Née en 1969 à Nancy, elle vit une adolescence agitée et se fait internée contre son gré en hôpital psychiatrique. S’en suit une déscolarisation et une vie de vagabondage en France. Alors qu’elle a 17 ans, en faisant du stop avec une amie pour revenir de Londres, elle est victime d’un viol.
Elle passe ensuite son BAC en candidat libre et enchaîne les petits boulots pour survivre. C’est à cette époque, qu’elle se prostitue occasionnellement et pendant presque deux ans.
En 1992, à 23 ans, elle écrit le livre « Baise-Moi » : une sorte de Thelma et Louise trash, violent et sexuel. Son roman, qui est au départ refusé par les maisons d’éditions, sera finalement édité et vendu plusieurs milliers d’exemplaires.
Suite à son succès, elle continue d’écrire des livres dont « Les chiennes savantes », un roman policier. Puis elle écrit « Les Jolies choses » qui sera adapté au cinéma avec Marion Cotillard et Stomy Bugsy en 2001. Et enfin « Mordre au travers » un recueil de nouvelles sur les femmes.
En 2000, sort le film tiré du livre « Baise-moi« . Virginie DESPENTES le co-réalise avec Coralie TRINH THI, actrice pornographique qui a reçu le Hot d’Or.
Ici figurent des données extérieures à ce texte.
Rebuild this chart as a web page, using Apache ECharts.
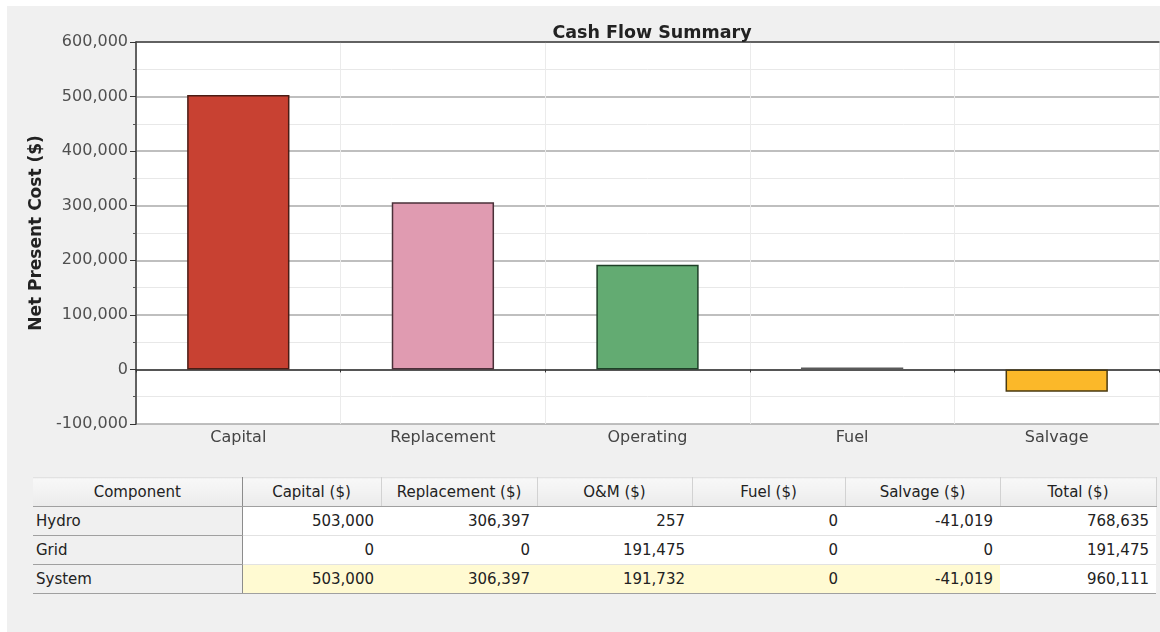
<!DOCTYPE html>
<html>
<head>
<meta charset="utf-8">
<script src="https://cdn.jsdelivr.net/npm/echarts@6/dist/echarts.min.js"></script>
<style>
  body { margin: 0; width: 1160px; height: 632px; overflow: hidden; position: relative; background: #fff; font-family: 'DejaVu Sans', sans-serif; }
  .panel-bg { position: absolute; left: 7px; top: 6px; right: 0; bottom: 0; background: #f0f0f0; }
  .chart-container { position: absolute; left: 0; top: 0; width: 1160px; height: 470px; }
  table.summary { position: absolute; left: 33px; top: 477px; border-collapse: collapse; table-layout: fixed; font-size: 15px; color: #222; }
  table.summary th { height: 28px; padding: 0; font-weight: normal; text-align: center; background: linear-gradient(#f8f8f8, #ebebeb); border-right: 1px solid #d2d2d2; border-bottom: 1px solid #a0a0a0; border-top: 1px solid #e2e2e2; }
  table.summary th:first-child { border-right: 1px solid #8c8c8c; }
  table.summary td { height: 28px; padding: 0 7px 0 0; text-align: right; background: #fff; border-bottom: 1px solid #e2e2e2; white-space: nowrap; }
  table.summary td.name { text-align: left; padding: 0 0 0 3px; background: #f0f0f0; border-bottom: 1px solid #a0a0a0; border-right: 1px solid #8c8c8c; }
  table.summary tr.total td { background: #fffad2; border-bottom: 1px solid #a0a0a0; }
  table.summary tr.total td.name { background: #f0f0f0; }
  table.summary tr.total td:last-child { background: #fff; }
</style>
</head>
<body>
<div class="panel-bg"></div>
<div id="chart" class="chart-container"></div>
<table id="summary" class="summary"></table>

<script>
// chart data
const categories = ['Capital', 'Replacement', 'Operating', 'Fuel', 'Salvage']
const npcValues = [503000, 306397, 191732, 0, -41019]

// table data
const tableHeaders = ['Component', 'Capital ($)', 'Replacement ($)', 'O&M ($)', 'Fuel ($)', 'Salvage ($)', 'Total ($)']
const componentNames = ['Hydro', 'Grid', 'System']
const hydroRow = [503000, 306397, 257, 0, -41019, 768635]
const gridRow = [0, 0, 191475, 0, 0, 191475]
const systemRow = [503000, 306397, 191732, 0, -41019, 960111]

// styles
const barColors = ['#c84132', '#e09bb1', '#63ab72', '#5a5a5a', '#fbb829']
const barBorders = ['#4a1c14', '#4a3038', '#1e4027', '#5a5a5a', '#4a3a10']
const columnWidths = [209, 139, 156, 155, 153, 155, 156]
const font = 'DejaVu Sans'

const fmt = v => v.toLocaleString('en-US')

// 表格
const buildTable = () => {
  const table = document.getElementById('summary')
  let html = '<colgroup>' + columnWidths.map(w => `<col style="width:${w}px">`).join('') + '</colgroup>'
  html += '<tr>' + tableHeaders.map(h => `<th>${h.replace('&', '&amp;')}</th>`).join('') + '</tr>'
  const rows = [hydroRow, gridRow, systemRow]
  rows.forEach((row, i) => {
    const cls = componentNames[i] === 'System' ? ' class="total"' : ''
    html += `<tr${cls}><td class="name">${componentNames[i]}</td>` + row.map(v => `<td>${fmt(v)}</td>`).join('') + '</tr>'
  })
  table.innerHTML = html
}

const chart = echarts.init(document.getElementById('chart'))

const option = {
  animation: false,
  title: {
    text: 'Cash Flow Summary',
    left: 647,
    top: 19,
    textAlign: 'center',
    textStyle: { fontFamily: font, fontWeight: 'bold', fontSize: 17.5, color: '#222' }
  },
  grid: {
    left: 136,
    top: 42,
    width: 1023,
    height: 382,
    show: true,
    backgroundColor: '#fff',
    borderWidth: 0
  },
  xAxis: [
    {
      type: 'category',
      data: categories,
      axisLine: { lineStyle: { color: '#333', width: 1.5 } },
      axisTick: { show: true, length: 3, lineStyle: { color: '#333' } },
      axisLabel: { color: '#444', fontSize: 16, fontFamily: font, margin: 6 },
      splitLine: { show: true, lineStyle: { color: '#ebebeb' } }
    },
    {
      type: 'category',
      position: 'top',
      data: categories,
      axisLine: { lineStyle: { color: '#444', width: 1.5 } },
      axisTick: { show: false },
      axisLabel: { show: false }
    }
  ],
  yAxis: {
    type: 'value',
    min: -100000,
    max: 600000,
    interval: 100000,
    name: 'Net Present Cost ($)',
    nameLocation: 'middle',
    nameGap: 83,
    nameTextStyle: { fontFamily: font, fontWeight: 'bold', fontSize: 17, color: '#222' },
    axisLine: { show: true, lineStyle: { color: '#333', width: 1.5 } },
    axisTick: { show: true, length: 6, lineStyle: { color: '#333' } },
    minorTick: { show: true, splitNumber: 2, length: 3, lineStyle: { color: '#555' } },
    minorSplitLine: { show: true, lineStyle: { color: '#e8e8e8' } },
    splitLine: { lineStyle: { color: '#aaaaaa', width: 1.5 } },
    axisLabel: { formatter: fmt, color: '#505050', fontSize: 16, fontFamily: font, margin: 8 }
  },
  series: [
    {
      type: 'bar',
      barWidth: '50%',
      barMinHeight: 2,
      data: npcValues.map((v, i) => ({
        value: v,
        itemStyle: { color: barColors[i], borderColor: barBorders[i], borderWidth: 1.5 }
      }))
    }
  ]
}

chart.setOption(option)
buildTable()
</script>
</body>
</html>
Dès 3 jours après sa sortie, le film est interdit suite à une tribune relayée dans Le Nouvel Observateur et écrite par les associations féministes, les milieux catholiques et l’extrême droite. Le Conseil d’Etat finira par interdire le film aux moins de 18 ans uniquement dû au caractère pornographique du film.
Elle sortira ensuite plusieurs livres : King Kong Théorie (2006), Apocalypse Bébé (Prix Renaudot 2010) puis la trilogie Vernon Subutex (entre 2015 et 2017).
En 2016, elle est devenue membre de l‘Académie Goncourt. Elle est en effet considérée comme une auteure importante, libératrice des mœurs. A bientôt 50 ans, elle est devenue une figure de la communauté lesbienne et du féminisme.